Today we explore the CCR concept including the model in Harris County, Texas and, more specifically, the value of the sexual assault nurse examiner role with the CCR. Our guests are Carvana Cloud and Dr. Khara Breeden, experts in the fields of coordinated community response (CCR) and forensic nursing programs. Carvana Cloud is a former prosecutor and the executive director of Community Empowerment Solutions, a legal services collaborative designed to support and empower victims and communities affected by crime. Dr. Khara Breeden is a registered nurse who serves as the executive director of the Harris County Forensic Nurse Examiners and is actively engaged in a large number boards related to strangulation and crimes against women. Content warnings for this episode include: physical and sexual violence, emotional abuse, child abuse (2020).
Our guest today is Mark Wynn, 21-year member of the Metropolitan Nashville Police Department who served as Lieutenant to the Domestic Violence Division and as a member of the Special Weapons and Tactics (SWAT) Team for fifteen years. A trainer, advocate and specialist in the field of domestic violence for law enforcement, Mark Wynn is the recipient of no less that 121 commendations and 51 awards for his work, including the 1995 National Improvement of Justice Award and the 1998 Nashvillian of the Year Award. Content warnings for this episode include: physical violence and abuse (2020).

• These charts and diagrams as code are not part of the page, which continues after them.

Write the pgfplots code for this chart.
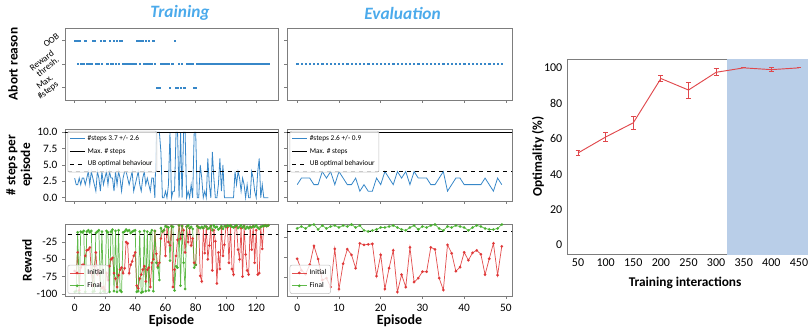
\documentclass[border=0pt]{standalone}
\usepackage{fontspec}
\setmainfont{Carlito}
\usepackage{pgfplots}
\usepackage{pgfplotstable}
\pgfplotsset{compat=1.18}
\definecolor{cblue}{RGB}{55,135,200}
\definecolor{cred}{RGB}{222,50,50}
\definecolor{cgreen}{RGB}{70,175,45}
\definecolor{ctitle}{RGB}{75,170,235}
\definecolor{cshade}{RGB}{185,206,232}
\definecolor{cframe}{RGB}{125,125,125}
\definecolor{cline}{RGB}{224,72,76}

\pgfplotstableread{
ep reason steps init final
0 2 3 -67 -97
1 2 2 -70 -96
2 1 2 -40 -11
3 2 3 -95 -98
4 1 2 -62 -10
5 1 3 -58 -11
6 1 3 -58 -9
7 2 2 -45 -97
8 1 3 -37 -10
9 1 4 -36 -8
10 1 2 -33 -11
11 1 4 -70 -9
12 2 3 -88 -97
13 2 2 -60 -96
14 1 1 -40 -12
15 1 4 -72 -10
16 1 3 -66 -8
17 2 1 -85 -98
18 1 4 -92 -10
19 2 2 -90 -96
20 2 3 -94 -97
21 1 4 -70 -9
22 1 2 -80 -11
23 2 4 -60 -97
24 1 3 -50 -10
25 1 3 -48 -7
26 2 1 -70 -96
27 1 4 -78 -9
28 2 2 -90 -97
29 1 4 -73 -8
30 2 3 -65 -95
31 2 1 -62 -97
32 1 3 -70 -11
33 1 4 -63 -10
34 1 4 -25 -7
35 1 3 -27 -9
36 1 2 -70 -8
37 1 3 -58 -12
38 1 4 -53 -10
39 1 1 -45 -9
40 1 2 -40 -8
41 2 3 -88 -97
42 2 4 -92 -96
43 1 2 -78 -10
44 2 1 -72 -98
45 2 3 -65 -97
46 1 4 -60 -9
47 2 2 -82 -96
48 1 3 -65 -10
49 2 2 -62 -95
50 1 1 -90 -12
51 1 3 -55 -8
52 2 3 -50 -96
53 1 0 -9 -9
54 0 10 -42 -55
55 0 10 -60 -62
56 0 10 -55 -80
57 1 7 -20 -5
58 1 0 -10 -10
59 1 0 -8 -8
60 1 1 -45 -2
61 1 0 -3 -3
62 1 2 -25 -4
63 0 10 -30 -52
64 1 0 -2 -2
65 1 1 -90 -3
66 2 1 -65 -95
67 0 10 -45 -60
68 0 10 -22 -62
69 1 0 -1 -1
70 0 10 -20 -88
71 1 0 -2 -2
72 0 10 -8 -55
73 0 10 -40 -93
74 1 0 -3 -3
75 1 1 -25 -1
76 1 0 -5 -5
77 1 2 -30 -3
78 1 0 -20 -6
79 0 10 -55 -62
80 0 10 -58 -58
81 1 0 -2 -2
82 1 0 -4 -4
83 1 5 -74 -5
84 1 3 -82 -3
85 1 0 -5 -5
86 1 1 -41 -2
87 1 0 -3 -3
88 1 6 -50 -6
89 1 2 -30 -5
90 1 0 -2 -2
91 1 7 -66 -8
92 1 3 -8 -1
93 1 0 -24 -4
94 1 0 -85 -3
95 1 2 -40 -7
96 1 6 -64 -5
97 1 1 -3 -2
98 1 5 -45 -6
99 1 0 -29 -2
100 1 0 -2 -3
101 1 0 -4 -1
102 1 0 -55 -2
103 1 0 -1 -1
104 1 0 -64 -3
105 1 0 -72 -4
106 1 4 -3 -2
107 1 2 -2 -1
108 1 4 -36 -5
109 1 3 -50 -3
110 1 1 -5 -1
111 1 3 -75 -4
112 1 2 -2 -2
113 1 0 -43 -6
114 1 2 -66 -3
115 1 0 -72 -5
116 1 0 -3 -3
117 1 4 -36 -4
118 1 3 -2 -2
119 1 1 -55 -3
120 1 0 -8 -1
121 1 4 -72 -4
122 1 6 -70 -6
123 1 0 -3 -3
124 1 2 -35 -2
125 1 0 -2 -2
126 1 0 -1 -1
127 1 0 -2 -2
128 1 0 -1 -1
}\train

\pgfplotstableread{
ep reason steps init final
0 1 2 -41.5 -11
1 1 3 -53 -9
2 1 3 -57 -11
3 1 3 -47.5 -8
4 1 2 -28.5 -7
5 1 2 -41.8 -12
6 1 4 -63 -8
7 1 3 -61 -11
8 1 4 -70 -9
9 1 2 -31.5 -8
10 1 4 -72 -10
11 1 3 -46.5 -8
12 1 2 -31.8 -9
13 1 2 -37.5 -7
14 1 3 -51 -10
15 1 1 -26 -8
16 1 2 -27.5 -13
17 1 1 -27 -14
18 1 1 -26.5 -13
19 1 3 -59 -12
20 1 2 -37.5 -10
21 1 4 -72 -10
22 1 3 -51 -9
23 1 2 -33 -8
24 1 4 -75 -10
25 1 3 -57.5 -12
26 1 4 -70 -13
27 1 2 -30 -10
28 1 4 -65 -8
29 1 3 -61 -12
30 1 3 -54.5 -9
31 1 3 -54.5 -10
32 1 2 -30 -8
33 1 2 -32 -7
34 1 3 -61 -11
35 1 4 -73 -13
36 1 1 -27.5 -9
37 1 2 -36 -10
38 1 3 -54 -8
39 1 3 -50 -9
40 1 2 -35 -10
41 1 2 -43 -13
42 1 2 -35.5 -10
43 1 2 -33 -8
44 1 2 -37 -9
45 1 3 -57.5 -11
46 1 2 -41.5 -12
47 1 1 -26 -12
48 1 3 -58 -11
49 1 2 -29 -7
}\evalt

\pgfplotstableread{
x y e
50 52 1.5
100 61 2.6
150 69 3.5
200 94 1.5
250 87.5 4.5
300 97.5 2
350 100 0
400 99 1
450 100 0
}\opt

\pgfplotsset{
 base/.style={scale only axis, anchor=south west,
   axis line style={cframe, line width=0.6pt},
   tick style={cframe, line width=0.5pt}, tick align=outside,
   major tick length=2.2pt, tick pos=left,
   /pgf/number format/assume math mode=true,
   ticklabel style={font=\fontsize{8.5}{9.5}\selectfont},
   ylabel style={font=\bfseries\fontsize{10}{11}\selectfont, align=center},
   xlabel style={font=\bfseries\fontsize{10.5}{11}\selectfont}},
 trainx/.style={xmin=-6.4, xmax=134.4, xtick={0,20,...,120}},
 evalx/.style={xmin=-2.45, xmax=51.45, xtick={0,10,...,50}},
 topy/.style={ymin=-0.53, ymax=2.53, ytick={0,1,2}},
 midy/.style={ymin=-0.5, ymax=10.5, ytick={0,2.5,5,7.5,10}},
 leg/.style={legend cell align=left,
   legend style={font=\fontsize{5.5}{6.5}\selectfont, draw=black!25, fill=white,
     fill opacity=0.8, text opacity=1, rounded corners=1.5pt, inner sep=1.2pt,
     row sep=0.3pt}},
}

\begin{document}
\begin{tikzpicture}
\useasboundingbox (0,0) rectangle (606pt,244.5pt);

\node[font=\bfseries\itshape\fontsize{13}{15}\selectfont, text=ctitle] at (135pt,234.5pt) {Training};
\node[font=\bfseries\itshape\fontsize{13}{15}\selectfont, text=ctitle] at (301.9pt,234.5pt) {Evaluation};

% ---- Training top
\begin{axis}[base, trainx, topy, at={(48.75pt,169.5pt)}, width=159.75pt, height=54pt,
  xticklabel=\empty,
  yticklabels={{Max.\\\#steps},{Reward\\thresh.},OOB},
  yticklabel style={rotate=38, align=right, font=\fontsize{6.8}{6.4}\selectfont, inner sep=1pt},
  ylabel={Abort reason},
  ylabel style={at={(axis description cs:-0.244,0.5)}, anchor=center}]
\addplot[only marks, mark=square*, mark size=0.45pt, cblue, mark options={draw=none, fill=cblue}] table[x=ep, y=reason] {\train};
\end{axis}

% ---- Eval top
\begin{axis}[base, evalx, topy, at={(215.25pt,169.5pt)}, width=168.75pt, height=54pt,
  xticklabel=\empty, yticklabel=\empty]
\addplot[only marks, mark=square*, mark size=0.45pt, cblue, mark options={draw=none, fill=cblue}] table[x=ep, y=reason] {\evalt};
\end{axis}

% ---- Training middle
\begin{axis}[base, trainx, midy, leg, at={(48.75pt,93.75pt)}, width=159.75pt, height=54pt,
  xticklabel=\empty,
  yticklabel style={/pgf/number format/.cd, fixed, fixed zerofill, precision=1},
  ylabel={\# steps per\\episode},
  ylabel style={at={(axis description cs:-0.215,0.5)}, anchor=center},
  legend style={at={(0.012,0.975)}, anchor=north west},
  legend image code/.code={\draw[#1] (0pt,0pt) -- (11pt,0pt);}]
\addplot[cblue, line width=0.6pt] table[x=ep, y=steps] {\train};
\addlegendentry{\#steps 3.7 +/- 2.6}
\addplot[black, line width=0.7pt] coordinates {(-10,10) (140,10)};
\addlegendentry{Max. \# steps}
\addplot[black, dashed, line width=0.6pt] coordinates {(-10,4) (140,4)};
\addlegendentry{UB optimal behaviour}
\end{axis}

% ---- Eval middle
\begin{axis}[base, evalx, midy, leg, at={(215.25pt,93.75pt)}, width=168.75pt, height=54pt,
  xticklabel=\empty, yticklabel=\empty,
  legend style={at={(0.012,0.975)}, anchor=north west},
  legend image code/.code={\draw[#1] (0pt,0pt) -- (11pt,0pt);}]
\addplot[cblue, line width=0.6pt] table[x=ep, y=steps] {\evalt};
\addlegendentry{\#steps 2.6 +/- 0.9}
\addplot[black, line width=0.7pt] coordinates {(-10,10) (60,10)};
\addlegendentry{Max. \# steps}
\addplot[black, dashed, line width=0.6pt] coordinates {(-10,4) (60,4)};
\addlegendentry{UB optimal behaviour}
\end{axis}

% ---- Training bottom
\begin{axis}[base, trainx, leg, at={(48.75pt,22.5pt)}, width=159.75pt, height=54pt,
  ymin=-103, ymax=1, ytick={-100,-75,-50,-25},
  ylabel={Reward},
  ylabel style={at={(axis description cs:-0.178,0.5)}, anchor=center},
  xlabel={Episode},
  xlabel style={at={(axis description cs:0.5,-0.34)}, anchor=center},
  legend style={at={(0.012,0.03)}, anchor=south west},
  legend image code/.code={\draw[mark repeat=2, mark phase=2, #1] plot coordinates {(0pt,0pt) (5.5pt,0pt) (11pt,0pt)};}]
\addplot[cred, opacity=0.85, line width=0.55pt, mark=*, mark size=0.75pt] table[x=ep, y=init] {\train};
\addlegendentry{Initial}
\addplot[cgreen, opacity=0.85, line width=0.55pt, mark=*, mark size=0.75pt] table[x=ep, y=final] {\train};
\addlegendentry{Final}
\addplot[black, dashed, line width=0.6pt, forget plot] coordinates {(-10,-13.5) (140,-13.5)};
\end{axis}

% ---- Eval bottom
\begin{axis}[base, evalx, leg, at={(215.25pt,22.5pt)}, width=168.75pt, height=54pt,
  ymin=-79, ymax=-6.5, ytick={-60,-40,-20}, yticklabel=\empty,
  xlabel={Episode},
  xlabel style={at={(axis description cs:0.5,-0.34)}, anchor=center},
  legend style={at={(0.012,0.03)}, anchor=south west},
  legend image code/.code={\draw[mark repeat=2, mark phase=2, #1] plot coordinates {(0pt,0pt) (5.5pt,0pt) (11pt,0pt)};}]
\addplot[cred, opacity=0.85, line width=0.55pt, mark=*, mark size=0.75pt] table[x=ep, y=init] {\evalt};
\addlegendentry{Initial}
\addplot[cgreen, opacity=0.85, line width=0.55pt, mark=*, mark size=0.75pt] table[x=ep, y=final] {\evalt};
\addlegendentry{Final}
\addplot[black, dashed, line width=0.6pt, forget plot] coordinates {(-10,-13.5) (60,-13.5)};
\end{axis}

% ---- Right panel
\begin{axis}[scale only axis, anchor=south west, at={(425.25pt,54pt)}, width=182.25pt, height=146.25pt,
  xmin=30, xmax=470, ymin=-5, ymax=105,
  xtick={50,100,...,450}, ytick={0,20,...,100},
  major tick length=0pt, axis line style={cframe, line width=0.6pt},
  /pgf/number format/assume math mode=true,
  ticklabel style={font=\fontsize{9}{10}\selectfont},
  xlabel={Training interactions}, ylabel={Optimality (\%)},
  xlabel style={font=\bfseries\fontsize{10}{11}\selectfont, at={(axis description cs:0.486,-0.15)}, anchor=center},
  ylabel style={font=\bfseries\fontsize{10}{11}\selectfont, at={(axis description cs:-0.119,0.5)}, anchor=center}]
\addplot[fill=cshade, draw=none] coordinates {(320,-10) (480,-10) (480,110) (320,110)} --cycle;
\addplot[cline, line width=0.7pt, mark=none,
  error bars/.cd, y dir=both, y explicit,
  error bar style={line width=0.7pt},
  error mark options={cline, rotate=90, mark size=1.8pt, line width=0.7pt}]
  table[x=x, y=y, y error=e] {\opt};
\end{axis}
\end{tikzpicture}
\end{document}
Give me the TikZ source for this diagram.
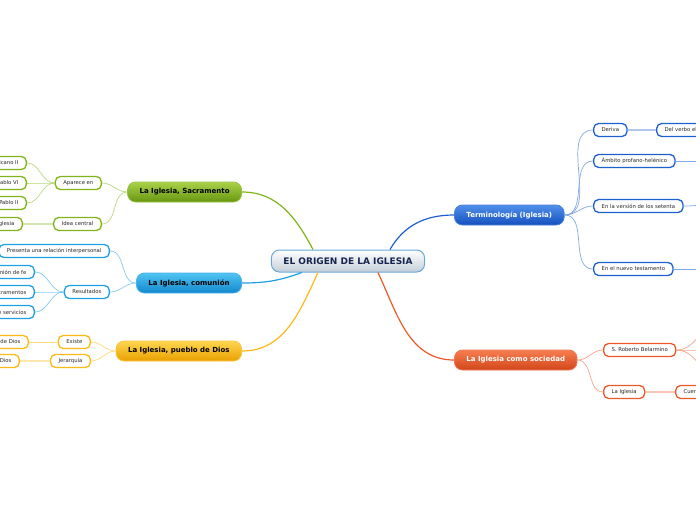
\documentclass[tikz,border=0pt]{standalone}
\usepackage{fontspec}
\setmainfont{DejaVu Sans}
\usetikzlibrary{positioning}
\definecolor{rootline}{RGB}{106,168,220}
\definecolor{rootlow}{RGB}{196,206,216}
\definecolor{rootink}{RGB}{22,36,80}
\definecolor{greenmain}{RGB}{128,180,24}
\definecolor{greentop}{RGB}{170,210,74}
\definecolor{greenlow}{RGB}{104,150,16}
\definecolor{cyanmain}{RGB}{30,160,230}
\definecolor{cyantop}{RGB}{80,196,242}
\definecolor{cyanlow}{RGB}{18,136,204}
\definecolor{goldmain}{RGB}{255,184,20}
\definecolor{goldtop}{RGB}{255,214,80}
\definecolor{goldlow}{RGB}{232,160,0}
\definecolor{navymain}{RGB}{30,96,210}
\definecolor{navytop}{RGB}{80,144,234}
\definecolor{navylow}{RGB}{20,80,190}
\definecolor{rustmain}{RGB}{236,88,40}
\definecolor{rusttop}{RGB}{246,126,80}
\definecolor{rustlow}{RGB}{210,70,26}
\definecolor{textgray}{RGB}{40,40,40}

\begin{document}
\begin{tikzpicture}[
    x=1pt, y=-1pt,
    font=\fontsize{5.3}{6}\selectfont,
    root/.style={
      rectangle,
      rounded corners=8pt,
      draw=rootline,
      line width=1pt,
      top color=white,
      bottom color=rootlow,
      text=rootink,
      minimum height=22pt,
      inner xsep=12pt,
      font=\bfseries\fontsize{9}{10}\selectfont
    },
    topic/.style={
      rectangle,
      rounded corners=8pt,
      line width=0.8pt,
      minimum height=20pt,
      inner xsep=12pt,
      font=\bfseries\fontsize{7}{8}\selectfont
    },
    sacra/.style={topic, draw=greenmain!80, top color=greentop, bottom color=greenlow, text=black},
    comun/.style={topic, draw=cyanmain!80, top color=cyantop, bottom color=cyanlow, text=black},
    pueblo/.style={topic, draw=goldmain!80, top color=goldtop, bottom color=goldlow, text=black},
    termino/.style={topic, draw=navymain!80, top color=navytop, bottom color=navylow, text=white},
    socied/.style={topic, draw=rustmain!80, top color=rusttop, bottom color=rustlow, text=white},
    sub/.style={
      rectangle,
      rounded corners=5pt,
      fill=white,
      line width=1.3pt,
      minimum height=13pt,
      inner xsep=8pt,
      inner ysep=0pt,
      text=textgray
    },
    gsub/.style={sub, draw=greenmain},
    csub/.style={sub, draw=cyanmain},
    osub/.style={sub, draw=goldmain},
    nsub/.style={sub, draw=navymain},
    rsub/.style={sub, draw=rustmain},
    link/.style={line width=1.2pt},
    twig/.style={line width=0.7pt},
    bond/.style={line width=1.8pt}
]
\useasboundingbox (0,0) rectangle (696,520);
\clip (0,0) rectangle (696,520);

% centre and main topics
\node[root] (root) at (348,261) {EL ORIGEN DE LA IGLESIA};
\node[sacra, anchor=east] (sac) at (242,192) {La Iglesia, Sacramento};
\node[comun, anchor=east] (com) at (242,283) {La Iglesia, comunión};
\node[pueblo, anchor=east] (pue) at (242,351) {La Iglesia, pueblo de Dios};
\node[termino, anchor=west] (ter) at (454,215) {Terminología (Iglesia)};
\node[socied, anchor=west] (soc) at (454,360) {La Iglesia como sociedad};

% Sacramento
\node[gsub, anchor=east] (apa) at (102,183) {Aparece en};
\node[gsub, anchor=east] (ide) at (102,224) {Idea central};
\node[gsub, anchor=east] (vat) at (27,163) {Concilio Vaticano II};
\node[gsub, anchor=east] (pab) at (27,183) {Papa Pablo VI};
\node[gsub, anchor=east] (jpa) at (27,203) {Juan Pablo II};
\node[gsub, anchor=east] (mis) at (23,224) {La Iglesia};

% comunion
\node[csub, anchor=east] (pre) at (110,251) {Presenta una relación interpersonal};
\node[csub, anchor=east] (res) at (110,292) {Resultados};
\node[csub, anchor=east] (fe) at (35,272) {Comunión de fe};
\node[csub, anchor=east] (sacr) at (35,292) {Comunión de sacramentos};
\node[csub, anchor=east] (serv) at (35,312) {Comunión de servicios};

% pueblo de Dios
\node[osub, anchor=east] (exi) at (91,342) {Existe};
\node[osub, anchor=east] (jer) at (91,361) {Jerarquía};
\node[osub, anchor=east] (pdd) at (29,342) {Un pueblo de Dios};
\node[osub, anchor=east] (dio) at (20,361) {Pueblo de Dios};

% terminologia
\node[nsub, anchor=west] (der) at (593,130) {Deriva};
\node[nsub, anchor=west] (vrb) at (656,130) {Del verbo ekkaleo};
\node[nsub, anchor=west] (amb) at (593,161) {Ámbito profano-helénico};
\node[nsub, anchor=west] (ver) at (593,206) {En la versión de los setenta};
\node[nsub, anchor=west] (nue) at (593,269) {En el nuevo testamento};
\coordinate (amb-r) at (720,161);
\coordinate (ver-r) at (720,204);
\coordinate (nue-r) at (720,269);

% sociedad
\node[rsub, anchor=west] (rob) at (603,350) {S. Roberto Belarmino};
\node[rsub, anchor=west] (igl) at (603,392) {La Iglesia};
\node[rsub, anchor=west] (cue) at (675,392) {Cuerpo de Cristo};
\coordinate (rob-a) at (722,322);
\coordinate (rob-b) at (722,350);
\coordinate (rob-c) at (722,378);

% main branches
\draw[link, greenmain] (sac.east) to[out=0,in=118] ([xshift=-35pt]root.north);
\draw[link, cyanmain] (com.east) to[out=0,in=200] ([xshift=31pt]root.south west);
\draw[link, goldmain] (pue.east) to[out=0,in=-115] ([xshift=-30pt]root.south);
\draw[link, navymain] ([xshift=42pt]root.north) to[out=60,in=180] (ter.west);
\draw[link, rustmain] ([xshift=30pt]root.south) to[out=-65,in=180] (soc.west);

% twigs, left side
\draw[twig, greenmain!55] (sac.west) to[out=180,in=0] (apa.east);
\draw[twig, greenmain!55] (sac.west) to[out=180,in=0] (ide.east);
\foreach \leaf in {vat,pab,jpa}
  \draw[twig, greenmain!55] (apa.west) to[out=180,in=0] (\leaf.east);
\draw[bond, greenmain!35] (ide.west) -- (mis.east);

\draw[twig, cyanmain!55] (com.west) to[out=180,in=0] (pre.east);
\draw[twig, cyanmain!55] (com.west) to[out=180,in=0] (res.east);
\foreach \leaf in {fe,sacr,serv}
  \draw[twig, cyanmain!55] (res.west) to[out=180,in=0] (\leaf.east);

\draw[twig, goldmain!55] (pue.west) to[out=180,in=0] (exi.east);
\draw[twig, goldmain!55] (pue.west) to[out=180,in=0] (jer.east);
\draw[twig, goldmain!55] (exi.west) -- (pdd.east);
\draw[bond, goldmain!35] (jer.west) -- (dio.east);

% twigs, right side
\foreach \leaf in {der,amb,ver,nue}
  \draw[twig, navymain!55] (ter.east) to[out=0,in=180] (\leaf.west);
\draw[bond, navymain!35] (der.east) -- (vrb.west);
\draw[twig, navymain!55] (amb.east) -- (amb-r);
\draw[twig, navymain!55] (ver.east) to[out=0,in=180] (ver-r);
\draw[twig, navymain!55] (nue.east) -- (nue-r);

\draw[twig, rustmain!55] (soc.east) to[out=0,in=180] (rob.west);
\draw[twig, rustmain!55] (soc.east) to[out=0,in=180] (igl.west);
\foreach \tip in {rob-a,rob-b,rob-c}
  \draw[twig, rustmain!55] (rob.east) to[out=0,in=180] (\tip);
\draw[bond, rustmain!35] (igl.east) -- (cue.west);
\end{tikzpicture}
\end{document}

The first episode of the Podcast on Crimes Against Women features originally scheduled 2020 Conference Keynote Speaker Amy Herman, author, attorney, and art historian, whose ground-breaking work in the study of visual perception through art became a method of investigation for law enforcement and launched a movement she describes as The Art of Perception. The recent publication of her book “Visual Intelligence: Sharpen Your Perception, Change Your Life” enables people to see what matters in order to better investigate crimes and criminal behavior resulting in better outcomes from investigation. In this episode, Herman reveals how examining works of art can sharpen observation, analysis, and communication skills by revealing our implicit biases. Content warnings for this episode include: violence, abuse (2020).